A previously unseen IP suddenly sending high message volume with both SPF and DKIM failing is the classic spoofing signature. Someone is sending email claiming to be from your domain through their own infrastructure, attempting to bypass spam filters by borrowing your domain’s trust signals.

Check the IP in threat intelligence tools such as AbuseIPDB or Cisco Talos. If the IP is linked to spam or abuse, the spike is likely malicious. This is when moving toward p=reject becomes important. Once all legitimate senders are aligned, full enforcement helps block spoofed mail before it can damage your email sender reputation.

Tools to Parse and Visualize DMARC Reports

Most teams move from manual XML review to an automated parser within the first week of receiving reports. The choice depends on volume, budget, as well as how deep the analysis needs to go.

Read DMARC Reports

For most teams starting out, MXToolbox for occasional manual checks and Postmark DMARC Digests for passive monitoring is a practical free combination. Move to a dedicated analyzer like DMARCian when the number of domains or daily report volume makes manual review impractical.

From Reports to Action: When to Tighten Your Policy

Reading DMARC reports only helps if you use them to make decisions. The process is simple: identify every sender, fix alignment issues, then move toward enforcement.

  • Inventory phase (weeks 1–4 at p=none): Identify every legitimate source sending as your domain. If any source needs alignment work, complete the SPF, DKIM, and DMARC setup before moving toward enforcement.
  • Alignment phase (weeks 4–8 at p=none): Confirm every legitimate source passes either SPF or DKIM with alignment to the From domain. Fix any that don’t by adding the source to SPF, enabling DKIM signing, or both. The target before moving to enforcement is consistent pass rates above 95% across all legitimate senders over multiple consecutive report cycles.
  • Enforcement phase (week 8+ at p=quarantine, then p=reject): Once reports show consistent alignment with no high-volume failures from legitimate senders, move to p=quarantine. Stay there for 2–4 weeks and continue monitoring. Then advance to p=reject. Maintain monitoring at p=reject, as new senders added to the stack can introduce fresh alignment failures.

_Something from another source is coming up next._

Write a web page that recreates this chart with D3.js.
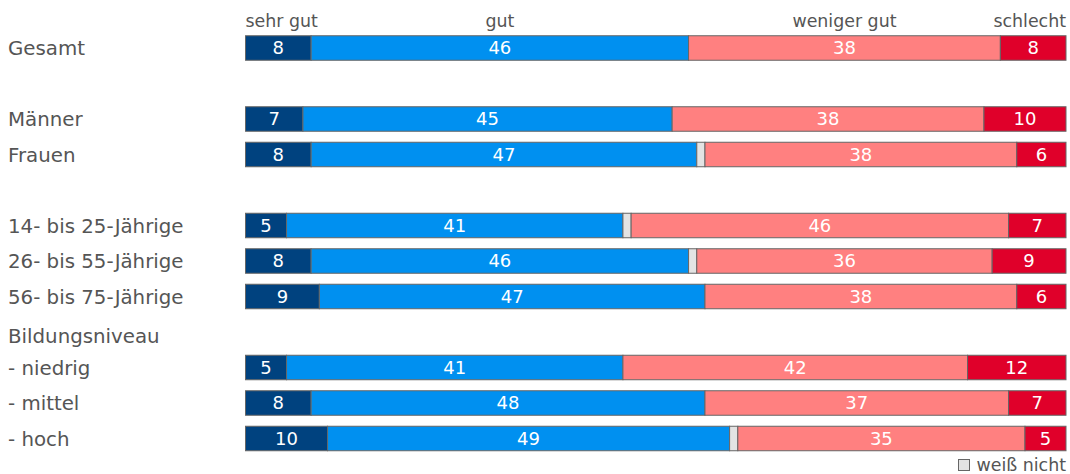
<!DOCTYPE html>
<html>
<head>
<meta charset="utf-8">
<script src="https://cdn.jsdelivr.net/npm/d3@7"></script>
<style>
  body { margin: 0; background: #fff; }
  svg { display: block; font-family: "DejaVu Sans", Verdana, sans-serif; }
</style>
</head>
<body>
<div id="chart"></div>
<script>
// Zeilen (leere Strings = Abstand, "Bildungsniveau" = Überschrift ohne Balken)
const rowLabels = ["Gesamt", "", "Männer", "Frauen", "", "14- bis 25-Jährige", "26- bis 55-Jährige",
  "56- bis 75-Jährige", "Bildungsniveau", "- niedrig", "- mittel", "- hoch"];

// Werte je Kategorie (null = kein Balken)
const sehrGut    = [8, null, 7, 8, null, 5, 8, 9, null, 5, 8, 10];
const gut        = [46, null, 45, 47, null, 41, 46, 47, null, 41, 48, 49];
const weissNicht = [0, null, 0, 1, null, 1, 1, 0, null, 0, 0, 1];
const wenigerGut = [38, null, 38, 38, null, 46, 36, 38, null, 42, 37, 35];
const schlecht   = [8, null, 10, 6, null, 7, 9, 6, null, 12, 7, 5];

const seriesNames = ["sehr gut", "gut", "weiß nicht", "weniger gut", "schlecht"];
const seriesValues = [sehrGut, gut, weissNicht, wenigerGut, schlecht];
const seriesColors = ["#00427f", "#0090f0", "#e3e3e3", "#ff8080", "#e0002a"];
const headerLabels = ["sehr gut", "gut", "weniger gut", "schlecht"];

const W = 1070, H = 474;
const svg = d3.select("#chart").append("svg").attr("width", W).attr("height", H);

const x = d3.scaleLinear().domain([0, 100]).range([245.5, 1066]);
const y = d3.scaleBand().domain(d3.range(rowLabels.length))
  .range([30.25, 456.25]).paddingInner(0.31).paddingOuter(0.155);

// Daten für Stapel
const table = rowLabels.map((label, i) => {
  const row = { idx: i, label };
  seriesNames.forEach((s, k) => row[s] = seriesValues[k][i]);
  return row;
});
const barRows = table.filter(d => d["gut"] !== null);
const stacked = d3.stack().keys(seriesNames)(barRows);

// Zeilenbeschriftungen
svg.append("g").selectAll("text")
  .data(table.filter(d => d.label !== ""))
  .enter().append("text")
  .attr("x", 8)
  .attr("y", d => y(d.idx) + y.bandwidth() / 2 + (d.label === "Bildungsniveau" ? 4 : 0))
  .attr("dy", "0.36em")
  .attr("font-size", 19.8)
  .attr("fill", "#555")
  .text(d => d.label);

// Segmente
const layers = svg.append("g").selectAll("g")
  .data(stacked).enter().append("g")
  .attr("fill", (d, i) => seriesColors[i]);

layers.selectAll("rect")
  .data(d => d.filter(p => p[1] - p[0] > 0))
  .enter().append("rect")
  .attr("x", p => x(p[0]))
  .attr("y", p => y(p.data.idx))
  .attr("width", p => x(p[1]) - x(p[0]))
  .attr("height", y.bandwidth())
  .attr("stroke", "#666")
  .attr("stroke-width", 1);

// Werte
layers.selectAll("text")
  .data((d, i) => d.filter(p => p[1] - p[0] > 0 && seriesNames[i] !== "weiß nicht"))
  .enter().append("text")
  .attr("x", p => (x(p[0]) + x(p[1])) / 2)
  .attr("y", p => y(p.data.idx) + y.bandwidth() / 2)
  .attr("dy", "0.36em")
  .attr("text-anchor", "middle")
  .attr("font-size", 18)
  .attr("fill", "#fff")
  .text(p => p[1] - p[0]);

// Kopfzeile über dem ersten Balken
const headerPos = headerLabels.map(name => {
  const k = seriesNames.indexOf(name);
  const seg = stacked[k][0];
  if (name === "sehr gut") return { name, x: x(0), anchor: "start" };
  if (name === "schlecht") return { name, x: x(100), anchor: "end" };
  return { name, x: (x(seg[0]) + x(seg[1])) / 2, anchor: "middle" };
});
svg.append("g").selectAll("text")
  .data(headerPos).enter().append("text")
  .attr("x", d => d.x)
  .attr("y", 27)
  .attr("text-anchor", d => d.anchor)
  .attr("font-size", 17.4)
  .attr("fill", "#555")
  .text(d => d.name);

// Legende "weiß nicht"
const legend = svg.append("g");
legend.append("text")
  .attr("x", 1066).attr("y", 470.5)
  .attr("text-anchor", "end")
  .attr("font-size", 17.4)
  .attr("fill", "#555")
  .text("weiß nicht");
legend.append("rect")
  .attr("x", 958.5).attr("y", 459.5)
  .attr("width", 11).attr("height", 11)
  .attr("fill", seriesColors[2])
  .attr("stroke", "#666");
</script>
</body>
</html>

Pair tightening with strong list hygiene throughout. Authentication confirms the email came from you, while clean lists prevent the bounce rates that damage reputation regardless of authentication state. Validating lists before major sends keeps bounce rates in check, and cleaning your email list of stale or invalid contacts protects the reputation signals that support each stage of policy progression.

Turning DMARC Data Into Decisions

DMARC aggregate reports are operational data. The point is not to read them for theory, but to act on what they reveal. Fix legitimate senders that fail alignment. Investigate unfamiliar IPs. Move toward enforcement once your trusted sources are passing consistently.

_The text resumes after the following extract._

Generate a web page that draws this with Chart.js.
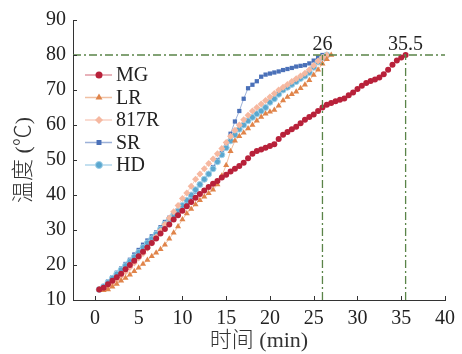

The goal is a boring report: known sources, steady pass rates, and no sudden volume spikes from unknown IPs. That predictability is what makes p=reject safe, and p=reject is what protects your domain from impersonation.

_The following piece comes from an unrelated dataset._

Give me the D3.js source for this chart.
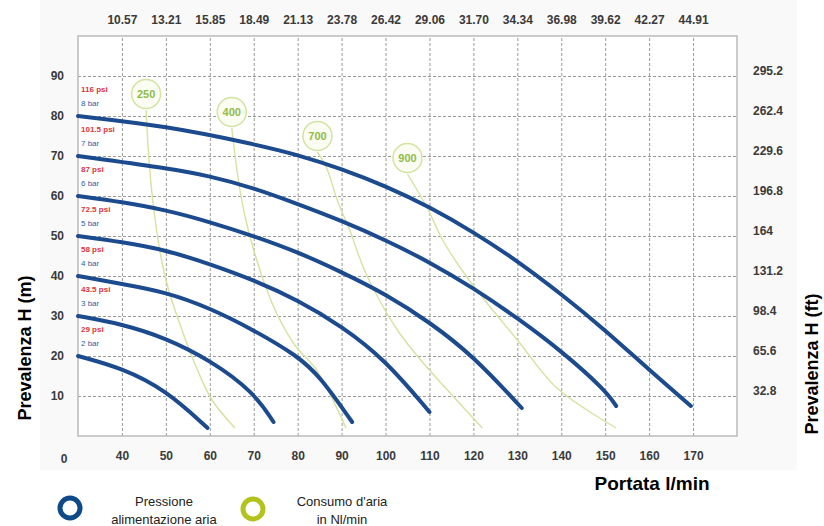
<!DOCTYPE html>
<html>
<head>
<meta charset="utf-8">
<script src="https://cdn.jsdelivr.net/npm/d3@7/dist/d3.min.js"></script>
<style>
  body { margin: 0; background: #fff; }
  text { font-family: "Liberation Sans", Arial, sans-serif; }
</style>
</head>
<body>
<div id="chart"></div>
<script>
// flow ticks (l/min) and matching US gallons labels on top
var flowTicks = [40, 50, 60, 70, 80, 90, 100, 110, 120, 130, 140, 150, 160, 170]
var gpmLabels = ["10.57", "13.21", "15.85", "18.49", "21.13", "23.78", "26.42", "29.06", "31.70", "34.34", "36.98", "39.62", "42.27", "44.91"]
var headTicks = [10, 20, 30, 40, 50, 60, 70, 80, 90]
var ftLabels = ["32.8", "65.6", "98.4", "131.2", "164", "196.8", "229.6", "262.4", "295.2"]

// air supply pressure curves
var barNames = ["8 bar", "7 bar", "6 bar", "5 bar", "4 bar", "3 bar", "2 bar"]
var psiNames = ["116 psi", "101.5 psi", "87 psi", "72.5 psi", "58 psi", "43.5 psi", "29 psi"]
var bar8Q = [30, 50, 70, 80, 90, 100, 110, 120, 130, 140, 150, 160, 169.5]
var bar8H = [80, 77.5, 73, 70.3, 66.8, 62.5, 57.3, 51, 43.8, 35.5, 26.5, 16.5, 7.5]
var bar7Q = [30, 50, 60, 70, 80, 90, 100, 110, 120, 130, 140, 150, 152.5]
var bar7H = [70, 67, 65, 62, 58, 53.8, 49, 43.5, 37, 29.5, 21.3, 11.5, 7.5]
var bar6Q = [30, 40, 50, 60, 70, 80, 90, 100, 110, 120, 131]
var bar6H = [60, 58.5, 56.5, 53.5, 50, 46, 41, 35.5, 28.5, 20, 7]
var bar5Q = [30, 40, 50, 60, 70, 80, 90, 100, 110]
var bar5H = [50, 48.5, 46.5, 43, 39, 34, 27.5, 19, 6]
var bar4Q = [30, 40, 50, 60, 70, 80, 85, 92.4]
var bar4H = [40, 38, 36, 32, 26.5, 20, 15, 3.5]
var bar3Q = [30, 40, 50, 60, 70, 74.5]
var bar3H = [30, 28, 24.5, 19, 11, 3.5]
var bar2Q = [30, 40, 50, 59.5]
var bar2H = [20, 17, 11.5, 2]

// air consumption curves (Nl/min)
var airNames = ["250", "400", "700", "900"]
var airLabelQ = [45.5, 65, 84.5, 105]
var airLabelH = [85.5, 81, 75, 69.5]
var air250Q = [45.5, 46, 47, 48.6, 50.5, 53.5, 57, 60.5, 65.7]
var air250H = [81.5, 71.5, 59, 46.5, 37, 27, 17, 9, 2]
var air400Q = [65, 66.5, 68, 70, 72.5, 75.5, 79.5, 84.3, 91]
var air400H = [77, 64, 55, 46.5, 38, 30, 22.5, 16.5, 2]
var air700Q = [84.5, 86.6, 89, 92, 95, 98.6, 103, 108, 114.5, 122]
var air700H = [71, 67, 59, 51, 42, 34, 26, 19, 11, 2]
var air900Q = [105, 109.5, 113, 119, 130, 139, 152.5]
var air900H = [65.5, 57, 49, 39, 24, 12, 2]

var barCurves = [[bar8Q, bar8H], [bar7Q, bar7H], [bar6Q, bar6H], [bar5Q, bar5H], [bar4Q, bar4H], [bar3Q, bar3H], [bar2Q, bar2H]]
var airCurves = [[air250Q, air250H], [air400Q, air400H], [air700Q, air700H], [air900Q, air900H]]

var width = 824, height = 526
var plotL = 78, plotR = 737, plotT = 36, plotB = 436

var blue = "#1b4a8e", green = "#d3e3a0", greenText = "#8fbc45"

var x = d3.scaleLinear().domain([30, 180]).range([plotL, plotR])
var y = d3.scaleLinear().domain([0, 100]).range([plotB, plotT])

var svg = d3.select("#chart").append("svg")
  .attr("width", width)
  .attr("height", height)

// light panel behind the chart
svg.append("rect")
  .attr("x", 40).attr("y", 0)
  .attr("width", 757).attr("height", 470)
  .attr("fill", "#f9f9f9")

svg.append("rect")
  .attr("x", plotL).attr("y", plotT)
  .attr("width", plotR - plotL).attr("height", plotB - plotT)
  .attr("fill", "#fff")

// grid
svg.append("g")
  .attr("class", "grid")
  .attr("transform", `translate(0,${plotB})`)
  .call(d3.axisBottom(x).tickValues(flowTicks).tickSize(-(plotB - plotT)).tickFormat(""))
svg.append("g")
  .attr("class", "grid")
  .attr("transform", `translate(${plotL},0)`)
  .call(d3.axisLeft(y).tickValues(headTicks).tickSize(-(plotR - plotL)).tickFormat(""))
svg.selectAll(".grid .domain").remove()
svg.selectAll(".grid .tick line")
  .attr("stroke", "#999")
  .attr("stroke-width", 1)
  .attr("stroke-dasharray", "3,2")

svg.append("rect")
  .attr("x", plotL).attr("y", plotT)
  .attr("width", plotR - plotL).attr("height", plotB - plotT)
  .attr("fill", "none")
  .attr("stroke", "#bbb")
  .attr("stroke-width", 1.5)

// tick labels
function styleLabels(g) {
  g.select(".domain").remove()
  g.selectAll("text")
    .attr("fill", "#3a3a3a")
    .style("font-size", "12px")
    .style("font-weight", "bold")
}

svg.append("g")
  .attr("transform", `translate(0,${plotB + 15})`)
  .call(d3.axisBottom(x).tickValues(flowTicks).tickSize(0).tickPadding(0))
  .call(styleLabels)

svg.append("text")
  .attr("x", x(30) - 14).attr("y", plotB + 27)
  .attr("text-anchor", "middle")
  .attr("fill", "#3a3a3a")
  .style("font-size", "12px").style("font-weight", "bold")
  .text("0")

svg.append("g")
  .attr("transform", `translate(0,${plotT - 12})`)
  .call(d3.axisTop(x).tickValues(flowTicks).tickSize(0).tickPadding(0)
    .tickFormat((d, i) => gpmLabels[i]))
  .call(styleLabels)

svg.append("g")
  .attr("transform", `translate(${plotL - 14},0)`)
  .call(d3.axisLeft(y).tickValues(headTicks).tickSize(0).tickPadding(0))
  .call(styleLabels)

svg.append("g")
  .attr("transform", `translate(${plotR + 16},-5)`)
  .call(d3.axisRight(y).tickValues(headTicks).tickSize(0).tickPadding(0)
    .tickFormat((d, i) => ftLabels[i]))
  .call(styleLabels)

// axis titles
svg.append("text")
  .attr("transform", `translate(31,348) rotate(-90)`)
  .attr("text-anchor", "middle")
  .style("font-size", "18px").style("font-weight", "bold")
  .text("Prevalenza H (m)")

svg.append("text")
  .attr("transform", `translate(818,364) rotate(-90)`)
  .attr("text-anchor", "middle")
  .style("font-size", "18px").style("font-weight", "bold")
  .text("Prevalenza H (ft)")

svg.append("text")
  .attr("x", 652).attr("y", 490)
  .attr("text-anchor", "middle")
  .style("font-size", "19px").style("font-weight", "bold")
  .text("Portata l/min")

var line = d3.line()
  .x(d => x(d[0]))
  .y(d => y(d[1]))
  .curve(d3.curveBasis)

var lineY = d3.line()
  .x(d => x(d[0]))
  .y(d => y(d[1]))
  .curve(d3.curveCatmullRom)

// air consumption lines
svg.append("g")
  .selectAll("path")
  .data(airCurves)
  .join("path")
  .attr("d", c => lineY(c[0].map((q, i) => [q, c[1][i]])))
  .attr("fill", "none")
  .attr("stroke", green)
  .attr("stroke-width", 1.4)

// pressure curves
svg.append("g")
  .selectAll("path")
  .data(barCurves)
  .join("path")
  .attr("d", c => line(c[0].map((q, i) => [q, c[1][i]])))
  .attr("fill", "none")
  .attr("stroke", blue)
  .attr("stroke-width", 4)
  .attr("stroke-linecap", "round")

// bar / psi labels
var lab = svg.append("g")
barCurves.forEach((c, i) => {
  lab.append("text")
    .attr("x", plotL + 3).attr("y", y(c[1][0]) - 24)
    .attr("fill", "#e0333c")
    .style("font-size", "8px")
    .style("font-weight", "bold")
    .text(psiNames[i])
  lab.append("text")
    .attr("x", plotL + 3).attr("y", y(c[1][0]) - 10)
    .attr("fill", "#2d5da5")
    .style("font-size", "8px")
    .text(barNames[i])
})

// air consumption badges
var badge = svg.append("g")
  .selectAll("g")
  .data(airNames)
  .join("g")
  .attr("transform", (d, i) => `translate(${x(airLabelQ[i])},${y(airLabelH[i])})`)
badge.append("circle")
  .attr("r", 14.5)
  .attr("fill", "#fbfdf3")
  .attr("stroke", green)
  .attr("stroke-width", 1.5)
badge.append("text")
  .attr("text-anchor", "middle")
  .attr("dy", "0.35em")
  .attr("fill", greenText)
  .style("font-size", "11px")
  .style("font-weight", "bold")
  .text(d => d)

// legend
var legend = svg.append("g")
legend.append("circle")
  .attr("cx", 70).attr("cy", 508).attr("r", 10)
  .attr("fill", "none").attr("stroke", "#0e4a8a").attr("stroke-width", 5)
legend.append("circle")
  .attr("cx", 253).attr("cy", 509).attr("r", 10)
  .attr("fill", "none").attr("stroke", "#b3c31c").attr("stroke-width", 5)
var legendText = [["Pressione", "alimentazione aria", 164], ["Consumo d'aria", "in Nl/min", 342]]
legendText.forEach(t => {
  legend.append("text")
    .attr("x", t[2]).attr("y", 506)
    .attr("text-anchor", "middle")
    .attr("fill", "#222")
    .style("font-size", "13px")
    .text(t[0])
  legend.append("text")
    .attr("x", t[2]).attr("y", 524)
    .attr("text-anchor", "middle")
    .attr("fill", "#222")
    .style("font-size", "13px")
    .text(t[1])
})
</script>
</body>
</html>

As part of your alignment phase, validate your sending lists with DeBounce. Email List Validation removes invalid, disposable, and high-risk addresses from the lists feeding your authenticated sending streams, which keeps bounce rates low and protects the reputation you’re building through authentication. Upload your list, remove what doesn’t belong, and send with confidence that clean authentication and clean data are working together.

Frequently Asked Questions

Answers to common questions about this topic.
01

What is the difference between aggregate (RUA) and forensic (RUF) reports?

Aggregate reports are daily XML summaries covering all authentication results across a reporting window; forensic reports are real-time alerts about individual failed messages. Forensic reports have become uncommon due to privacy concerns: most providers no longer send them, and most teams rely exclusively on aggregate reports.

02

How often are DMARC reports sent?

Aggregate reports are typically sent once per day by each reporting organization, covering the previous 24-hour window. Large providers like Google and Microsoft send reports daily; smaller providers may send them less frequently or not at all.

03

Why are my DMARC reports showing zero records for my main domain?

Either no email was sent from the domain during the report window, or the rua= address is misconfigured, and reports aren’t reaching the inbox. Confirm the rua= tag in the DNS record is correct, and the mailbox exists and accepts external mail.

04

Should I read every DMARC report or just sample them?

In the first two weeks, sample a few daily reports to learn the pattern of your specific senders. After that, automated tools should flag anomalies. Read full reports only when something unusual appears in the summary dashboard.

05

How long should I stay at p=none before tightening?

A minimum of 2–4 weeks at p=none to inventory all senders, plus another 2–4 weeks confirming consistent alignment before moving to p=quarantine. Then 2–4 weeks at p=quarantine before advancing to p=reject. Tighten only when reports show consistent pass rates across multiple consecutive reporting cycles.